TO DO
Repeat the full listing below verbatim and keep the images out.

DATASET CONTENT
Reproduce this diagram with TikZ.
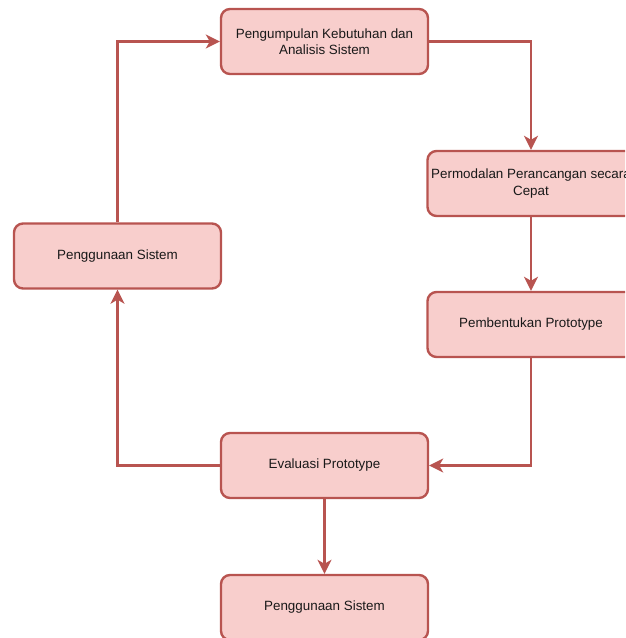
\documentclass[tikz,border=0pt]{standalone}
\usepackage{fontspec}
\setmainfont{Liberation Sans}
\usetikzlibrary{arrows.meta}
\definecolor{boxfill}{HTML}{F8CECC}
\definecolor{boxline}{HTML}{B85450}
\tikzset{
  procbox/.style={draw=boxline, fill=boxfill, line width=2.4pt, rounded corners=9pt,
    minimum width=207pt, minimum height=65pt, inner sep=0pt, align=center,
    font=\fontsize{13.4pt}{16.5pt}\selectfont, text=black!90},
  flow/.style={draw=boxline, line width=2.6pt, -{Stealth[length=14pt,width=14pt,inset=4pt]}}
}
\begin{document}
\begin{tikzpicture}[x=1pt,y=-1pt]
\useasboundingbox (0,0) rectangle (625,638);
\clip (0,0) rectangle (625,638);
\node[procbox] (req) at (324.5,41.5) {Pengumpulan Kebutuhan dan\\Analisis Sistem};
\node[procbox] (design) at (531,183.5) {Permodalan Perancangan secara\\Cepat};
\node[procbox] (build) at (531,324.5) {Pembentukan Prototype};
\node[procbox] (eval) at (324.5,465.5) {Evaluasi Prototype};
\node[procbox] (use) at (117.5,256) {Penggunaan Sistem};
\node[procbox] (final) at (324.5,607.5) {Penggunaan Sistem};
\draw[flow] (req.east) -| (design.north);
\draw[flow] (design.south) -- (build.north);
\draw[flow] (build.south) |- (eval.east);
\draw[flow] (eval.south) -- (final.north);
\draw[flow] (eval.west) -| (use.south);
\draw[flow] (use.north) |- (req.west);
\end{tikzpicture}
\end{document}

ANSWER TO THIS EXERCISE
Reproduce this diagram with TikZ.
\documentclass[tikz,border=0pt]{standalone}
\usepackage{fontspec}
\setmainfont{Liberation Sans}
\usetikzlibrary{arrows.meta}
\definecolor{boxfill}{HTML}{F8CECC}
\definecolor{boxline}{HTML}{B85450}
\tikzset{
  procbox/.style={draw=boxline, fill=boxfill, line width=2.4pt, rounded corners=9pt,
    minimum width=207pt, minimum height=65pt, inner sep=0pt, align=center,
    font=\fontsize{13.4pt}{16.5pt}\selectfont, text=black!90},
  flow/.style={draw=boxline, line width=2.6pt, -{Stealth[length=14pt,width=14pt,inset=4pt]}}
}
\begin{document}
\begin{tikzpicture}[x=1pt,y=-1pt]
\useasboundingbox (0,0) rectangle (625,638);
\clip (0,0) rectangle (625,638);
\node[procbox] (req) at (324.5,41.5) {Pengumpulan Kebutuhan dan\\Analisis Sistem};
\node[procbox] (design) at (531,183.5) {Permodalan Perancangan secara\\Cepat};
\node[procbox] (build) at (531,324.5) {Pembentukan Prototype};
\node[procbox] (eval) at (324.5,465.5) {Evaluasi Prototype};
\node[procbox] (use) at (117.5,256) {Penggunaan Sistem};
\node[procbox] (final) at (324.5,607.5) {Penggunaan Sistem};
\draw[flow] (req.east) -| (design.north);
\draw[flow] (design.south) -- (build.north);
\draw[flow] (build.south) |- (eval.east);
\draw[flow] (eval.south) -- (final.north);
\draw[flow] (eval.west) -| (use.south);
\draw[flow] (use.north) |- (req.west);
\end{tikzpicture}
\end{document}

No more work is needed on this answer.